Once cold you will be uncomfortable, won’t fish effectively and may well end up packing up and going home.

Eat well, fish well, during all times of the year! I make sure I have a substantial meal especially before I go to bed while fishing. A good hearty meal can get your through the coldest of nights, especially the long dark winter nights.

Food can also be the centrepiece for a summer social with mates and I love to cook on the bank at all times of the year. Just because we are fishing we don’t need to be roughing it.

Bivvy lights and headtorches are an essential pair of items I just couldn’t night fish without. The bivvy lite is great for cooking or being able to tie fresh rigs inside the bivvy at night and also if you’re having a social with friends you can dim the light so that you can still see everyone, but no one is shining bright headtorches in each other’s faces! Of course a head torch is key for tasks out of the bivvy such as playing a fish during the night.

Another big factor for me is night-time photography. Getting good night-time photos all comes down to being prepared. Just like your carp care kit, be confident, expect a bite and set your bank stick adapters up so the bivvy lites are in the right position to light up the scene for photography.

We don’t need to be sacking fish up until the sun rises, you see so many great night shots and it’s easy to do so with the right kit. Find a nice flat area have everything to hand, set it all up in the day and your night-time photography area will be ready.

Another item I just can’t do without when I’m fishing – not just nights but every time I go – is a power pack, which means I can work from the bank and means I never have to worry about my devices and laptop running out of power. I can also top up the headtorch and bivvy lite should they need it during my stay.

Having portable power is an absolute blessing – we have all been there and had a dead battery on your phone or headtorch and you usually realise when you need them most, but that hasn’t happened to me in a long while as I always have my Vault Power Pack to hand. I ensure I charge my phone and headtorch during the day so that I’m never caught short.
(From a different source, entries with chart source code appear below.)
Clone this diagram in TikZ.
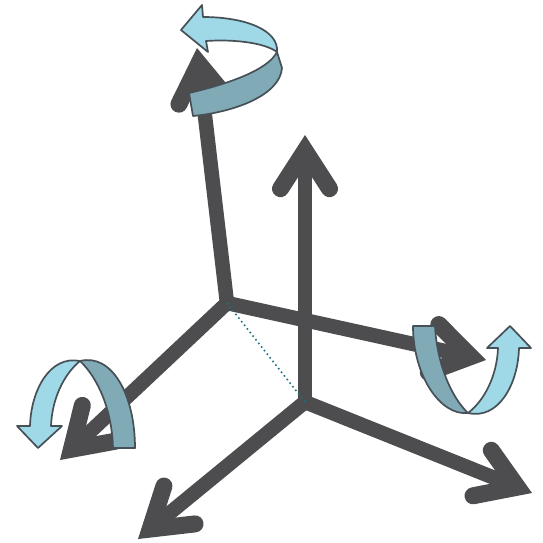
\documentclass[tikz,border=0pt]{standalone}
\usepackage{tikz}
\usetikzlibrary{arrows.meta}
\definecolor{axisgrey}{RGB}{77,77,79}
\definecolor{ribbonlight}{RGB}{159,216,231}
\definecolor{ribbondark}{RGB}{128,170,182}
\definecolor{ribbonedge}{RGB}{70,80,86}
\definecolor{linkteal}{RGB}{30,115,130}
\tikzset{
  axis/.style   = {draw=axisgrey, line width=14.5pt, -{Straight Barb[length=38pt,width=49pt,line width=17pt,line cap=round,line join=miter]}},
  front/.style  = {fill=ribbonlight, draw=ribbonedge, line width=1.7pt, line join=round},
  back/.style   = {fill=ribbondark, draw=ribbonedge, line width=1.7pt, line join=round},
  link/.style   = {draw=linkteal, line width=1.6pt, dash pattern=on 1.6pt off 3pt},
}
\begin{document}
\begin{tikzpicture}[x=1pt,y=-1pt]
\useasboundingbox (0,0) rectangle (543,542);

% ---- origins and axis ends
\coordinate (originA) at (227,303);
\coordinate (originB) at (305,402);
\coordinate (endAup) at (197,48);
\coordinate (endAright) at (486,360);
\coordinate (endAleft) at (60,460);
\coordinate (endBup) at (305,135);
\coordinate (endBright) at (532,493);
\coordinate (endBleft) at (138,539);

% ---- axes
\draw[axis] (originA) -- (endAup);
\draw[axis] (originA) -- (endAright);
\draw[axis] (originA) -- (endAleft);
\draw[axis] (originB) -- (endBup);
\draw[axis] (originB) -- (endBright);
\draw[axis] (originB) -- (endBleft);
\draw[link] (originA) -- (originB);

% ---- rotation ribbon, top
\draw[back] (189,93) .. controls (228,84) and (268,70) .. (277,52)
  -- (282,68) .. controls (280,95) and (235,112) .. (193,116) -- cycle;
\draw[front] (277,52) .. controls (279,30) and (245,17) .. (203,17)
  -- (202,5) -- (181,30) -- (208,52) -- (206,41)
  .. controls (235,39) and (265,43) .. (277,52) -- cycle;

% ---- rotation ribbon, right
\draw[back] (413,326) -- (435,326) .. controls (437,365) and (452,398) .. (468,413)
  .. controls (440,416) and (413,375) .. (413,326) -- cycle;
\draw[front] (468,413) .. controls (498,420) and (518,385) .. (519,348)
  -- (531,348) -- (510,326) -- (487,348) -- (498,348)
  .. controls (497,375) and (485,400) .. (468,413) -- cycle;

% ---- rotation ribbon, left
\draw[back] (135,448) -- (113,448) .. controls (112,410) and (98,378) .. (80,361)
  .. controls (112,353) and (135,395) .. (135,448) -- cycle;
\draw[front] (80,361) .. controls (50,355) and (31,390) .. (30,426)
  -- (17,426) -- (38,448) -- (62,426) -- (51,426)
  .. controls (52,400) and (63,375) .. (80,361) -- cycle;

\end{tikzpicture}
\end{document}
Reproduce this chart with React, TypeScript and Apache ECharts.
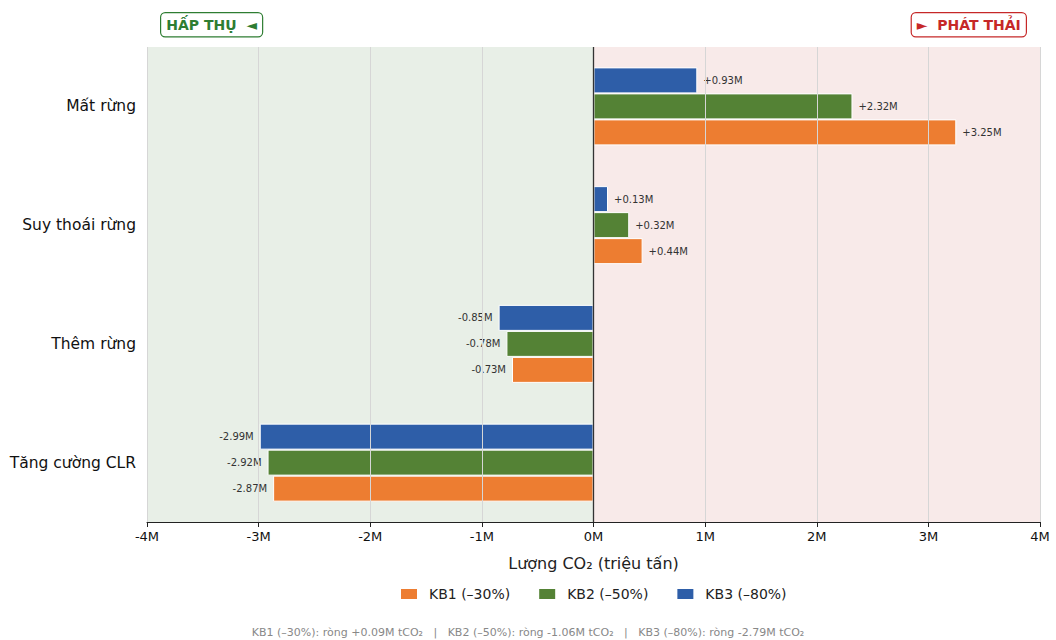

Keep them to hand on my bivvy table ready to grab the headtorch if the receiver alerts me I have a bite during the night.

A bivvy table is a key item I use during the night, keeping all my essential items in one place, not having to scamper around looking for my headtorch when I get a take or looking for some scissors or rig materials when I need them.

I like to keep my headtorch, receiver, rigs and bait for the night ahead all organised beside me so I know where it all is at a moment’s notice. Being organised over the years has certainly helped me catch more fish at night and I hope these tips can help you have seamless nights of carp catching action!